# [Task]
Write the material out again in full, word for word. Do not include the pictures.

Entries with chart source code
#####

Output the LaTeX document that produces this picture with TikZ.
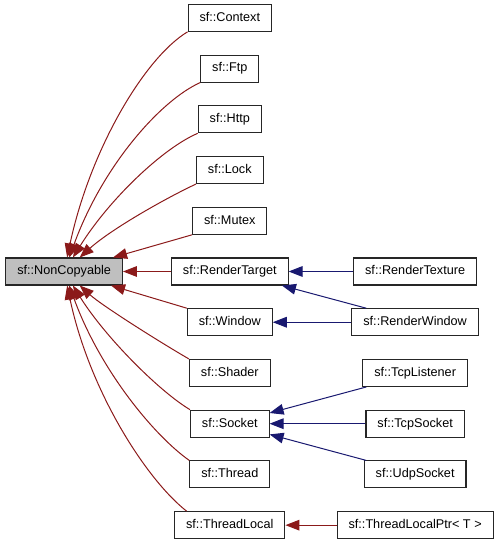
\documentclass[tikz,border=0pt]{standalone}
\usepackage{fontspec}
\setmainfont{Liberation Sans}
\usetikzlibrary{matrix,arrows.meta,positioning,calc}
\definecolor{inhred}{HTML}{8B1A1A}
\definecolor{inhblue}{HTML}{191970}

\begin{document}
\begin{tikzpicture}[x=0.75pt,y=0.75pt,
  cls/.style={draw=black!85,line width=0.8pt,fill=white,font=\fontsize{9.5}{11}\selectfont,
    text height=7pt,text depth=2pt,inner xsep=8.6pt,minimum height=20.25pt},
  rootcls/.style={fill=black!25},
  priv/.style={inhred,line width=0.75pt,-{Triangle[length=10.5pt,width=8pt]}},
  pub/.style={inhblue,line width=0.75pt,-{Triangle[length=10.5pt,width=8pt]}}]
\useasboundingbox (0,0) rectangle (499,544);
\matrix (m) [matrix of nodes, nodes={cls}, row sep=17pt, column sep=36pt] at (249.5,272.5)
{
 & sf::Context & \\
 & sf::Ftp & \\
 & sf::Http & \\
 & sf::Lock & \\
 & sf::Mutex & \\
|[rootcls]| sf::NonCopyable & sf::RenderTarget & sf::RenderTexture \\
 & sf::Window & sf::RenderWindow \\
 & sf::Shader & sf::TcpListener \\
 & sf::Socket & sf::TcpSocket \\
 & sf::Thread & sf::UdpSocket \\
 & sf::ThreadLocal & sf::ThreadLocalPtr< T > \\
};
\path[priv]
(m-1-2.south west) edge[out=211,in=78,out looseness=.5,in looseness=1.1] (m-6-1)
(m-2-2.south west) edge[out=204,in=70,out looseness=.5,in looseness=1.15] (m-6-1)
(m-3-2.south west) edge[out=203,in=58,out looseness=.55,in looseness=1] (m-6-1)
(m-4-2.south west) edge[out=205,in=42,out looseness=.6,in looseness=.8] (m-6-1)
(m-5-2.south west) edge (m-6-1)
(m-6-2) edge (m-6-1)
(m-7-2.north west) edge (m-6-1)
(m-8-2.north west) edge[out=150,in=-42,out looseness=.6,in looseness=.6] (m-6-1)
(m-9-2.north west) edge[out=149,in=-58,out looseness=.55,in looseness=.9] (m-6-1)
(m-10-2.north west) edge[out=145,in=-70,out looseness=.5,in looseness=1.1] (m-6-1)
(m-11-2.162) edge[out=142,in=-78,out looseness=.5,in looseness=1.1] (m-6-1)
(m-11-3) edge (m-11-2)
;
\path[pub]
(m-6-3) edge (m-6-2)
(m-7-3.164) edge (m-6-2)
(m-7-3) edge (m-7-2)
(m-8-3.196) edge (m-9-2)
(m-9-3) edge (m-9-2)
(m-10-3.164) edge (m-9-2)
;
\end{tikzpicture}
\end{document}
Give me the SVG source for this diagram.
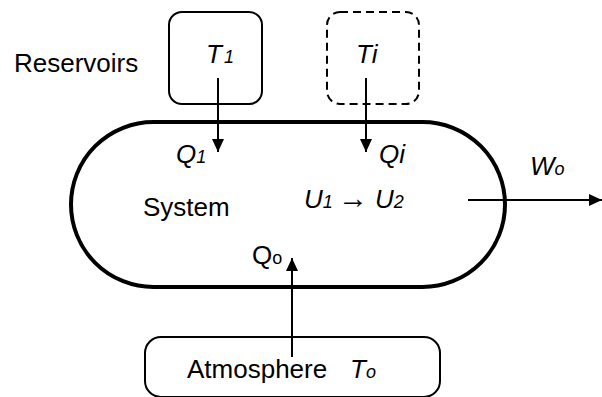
<svg xmlns="http://www.w3.org/2000/svg" width="602" height="397" viewBox="0 0 602 397">
<style>
text{font-family:"Liberation Sans",Arial,sans-serif;font-size:26px;fill:#000}
.it{font-style:italic}
.sub{font-size:18px}
.box{fill:none;stroke:#000;stroke-width:2}
.con{stroke:#000;stroke-width:2;fill:none}
</style>
<defs>
<marker id="ah" markerUnits="userSpaceOnUse" markerWidth="13" markerHeight="12" refX="13" refY="6" orient="auto">
<path d="M0,0 L13,6 L0,12 z" fill="#000"/>
</marker>
</defs>
<rect width="602" height="397" fill="#fff"/>
<text x="14" y="72">Reservoirs</text>
<g id="system">
<rect x="71" y="122" width="434" height="165" rx="82.5" fill="none" stroke="#000" stroke-width="4"/>
<text x="143" y="216">System</text>
<text y="208"><tspan x="304" class="it">U</tspan><tspan class="it sub">1</tspan><tspan x="338" font-size="30">→</tspan><tspan x="375" class="it">U</tspan><tspan class="it sub">2</tspan></text>
</g>
<g id="T1">
<rect class="box" x="169" y="12" width="93" height="92" rx="13"/>
<text x="206" y="63"><tspan class="it">T</tspan><tspan class="it sub" dx="2">1</tspan></text>
</g>
<g id="Ti">
<rect class="box" x="327" y="12" width="92" height="92" rx="13" stroke-dasharray="8,5"/>
<text x="356" y="63" class="it">Ti</text>
</g>
<g id="atmosphere">
<rect class="box" x="145" y="337" width="295" height="60" rx="16"/>
<text x="187" y="378">Atmosphere</text>
<text x="350" y="378"><tspan class="it">T</tspan><tspan class="it sub">o</tspan></text>
</g>
<g id="connectors">
<line class="con" x1="218" y1="78" x2="218" y2="152" marker-end="url(#ah)"/>
<line class="con" x1="366" y1="78" x2="366" y2="152" marker-end="url(#ah)"/>
<line class="con" x1="468" y1="200" x2="602" y2="200" marker-end="url(#ah)"/>
<line class="con" x1="292" y1="357" x2="292" y2="258" marker-end="url(#ah)"/>
<text x="176" y="163"><tspan class="it">Q</tspan><tspan class="it sub">1</tspan></text>
<text x="379" y="163" class="it">Qi</text>
<text x="252" y="264">Q<tspan class="sub">o</tspan></text>
<text x="530" y="175"><tspan class="it">W</tspan><tspan class="it sub">o</tspan></text>
</g>
</svg>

#####

# [Correct response]
Output the LaTeX document that produces this picture with TikZ.
\documentclass[tikz,border=0pt]{standalone}
\usepackage{fontspec}
\setmainfont{Liberation Sans}
\usetikzlibrary{matrix,arrows.meta,positioning,calc}
\definecolor{inhred}{HTML}{8B1A1A}
\definecolor{inhblue}{HTML}{191970}

\begin{document}
\begin{tikzpicture}[x=0.75pt,y=0.75pt,
  cls/.style={draw=black!85,line width=0.8pt,fill=white,font=\fontsize{9.5}{11}\selectfont,
    text height=7pt,text depth=2pt,inner xsep=8.6pt,minimum height=20.25pt},
  rootcls/.style={fill=black!25},
  priv/.style={inhred,line width=0.75pt,-{Triangle[length=10.5pt,width=8pt]}},
  pub/.style={inhblue,line width=0.75pt,-{Triangle[length=10.5pt,width=8pt]}}]
\useasboundingbox (0,0) rectangle (499,544);
\matrix (m) [matrix of nodes, nodes={cls}, row sep=17pt, column sep=36pt] at (249.5,272.5)
{
 & sf::Context & \\
 & sf::Ftp & \\
 & sf::Http & \\
 & sf::Lock & \\
 & sf::Mutex & \\
|[rootcls]| sf::NonCopyable & sf::RenderTarget & sf::RenderTexture \\
 & sf::Window & sf::RenderWindow \\
 & sf::Shader & sf::TcpListener \\
 & sf::Socket & sf::TcpSocket \\
 & sf::Thread & sf::UdpSocket \\
 & sf::ThreadLocal & sf::ThreadLocalPtr< T > \\
};
\path[priv]
(m-1-2.south west) edge[out=211,in=78,out looseness=.5,in looseness=1.1] (m-6-1)
(m-2-2.south west) edge[out=204,in=70,out looseness=.5,in looseness=1.15] (m-6-1)
(m-3-2.south west) edge[out=203,in=58,out looseness=.55,in looseness=1] (m-6-1)
(m-4-2.south west) edge[out=205,in=42,out looseness=.6,in looseness=.8] (m-6-1)
(m-5-2.south west) edge (m-6-1)
(m-6-2) edge (m-6-1)
(m-7-2.north west) edge (m-6-1)
(m-8-2.north west) edge[out=150,in=-42,out looseness=.6,in looseness=.6] (m-6-1)
(m-9-2.north west) edge[out=149,in=-58,out looseness=.55,in looseness=.9] (m-6-1)
(m-10-2.north west) edge[out=145,in=-70,out looseness=.5,in looseness=1.1] (m-6-1)
(m-11-2.162) edge[out=142,in=-78,out looseness=.5,in looseness=1.1] (m-6-1)
(m-11-3) edge (m-11-2)
;
\path[pub]
(m-6-3) edge (m-6-2)
(m-7-3.164) edge (m-6-2)
(m-7-3) edge (m-7-2)
(m-8-3.196) edge (m-9-2)
(m-9-3) edge (m-9-2)
(m-10-3.164) edge (m-9-2)
;
\end{tikzpicture}
\end{document}
Give me the SVG source for this diagram.
<svg xmlns="http://www.w3.org/2000/svg" width="602" height="397" viewBox="0 0 602 397">
<style>
text{font-family:"Liberation Sans",Arial,sans-serif;font-size:26px;fill:#000}
.it{font-style:italic}
.sub{font-size:18px}
.box{fill:none;stroke:#000;stroke-width:2}
.con{stroke:#000;stroke-width:2;fill:none}
</style>
<defs>
<marker id="ah" markerUnits="userSpaceOnUse" markerWidth="13" markerHeight="12" refX="13" refY="6" orient="auto">
<path d="M0,0 L13,6 L0,12 z" fill="#000"/>
</marker>
</defs>
<rect width="602" height="397" fill="#fff"/>
<text x="14" y="72">Reservoirs</text>
<g id="system">
<rect x="71" y="122" width="434" height="165" rx="82.5" fill="none" stroke="#000" stroke-width="4"/>
<text x="143" y="216">System</text>
<text y="208"><tspan x="304" class="it">U</tspan><tspan class="it sub">1</tspan><tspan x="338" font-size="30">→</tspan><tspan x="375" class="it">U</tspan><tspan class="it sub">2</tspan></text>
</g>
<g id="T1">
<rect class="box" x="169" y="12" width="93" height="92" rx="13"/>
<text x="206" y="63"><tspan class="it">T</tspan><tspan class="it sub" dx="2">1</tspan></text>
</g>
<g id="Ti">
<rect class="box" x="327" y="12" width="92" height="92" rx="13" stroke-dasharray="8,5"/>
<text x="356" y="63" class="it">Ti</text>
</g>
<g id="atmosphere">
<rect class="box" x="145" y="337" width="295" height="60" rx="16"/>
<text x="187" y="378">Atmosphere</text>
<text x="350" y="378"><tspan class="it">T</tspan><tspan class="it sub">o</tspan></text>
</g>
<g id="connectors">
<line class="con" x1="218" y1="78" x2="218" y2="152" marker-end="url(#ah)"/>
<line class="con" x1="366" y1="78" x2="366" y2="152" marker-end="url(#ah)"/>
<line class="con" x1="468" y1="200" x2="602" y2="200" marker-end="url(#ah)"/>
<line class="con" x1="292" y1="357" x2="292" y2="258" marker-end="url(#ah)"/>
<text x="176" y="163"><tspan class="it">Q</tspan><tspan class="it sub">1</tspan></text>
<text x="379" y="163" class="it">Qi</text>
<text x="252" y="264">Q<tspan class="sub">o</tspan></text>
<text x="530" y="175"><tspan class="it">W</tspan><tspan class="it sub">o</tspan></text>
</g>
</svg>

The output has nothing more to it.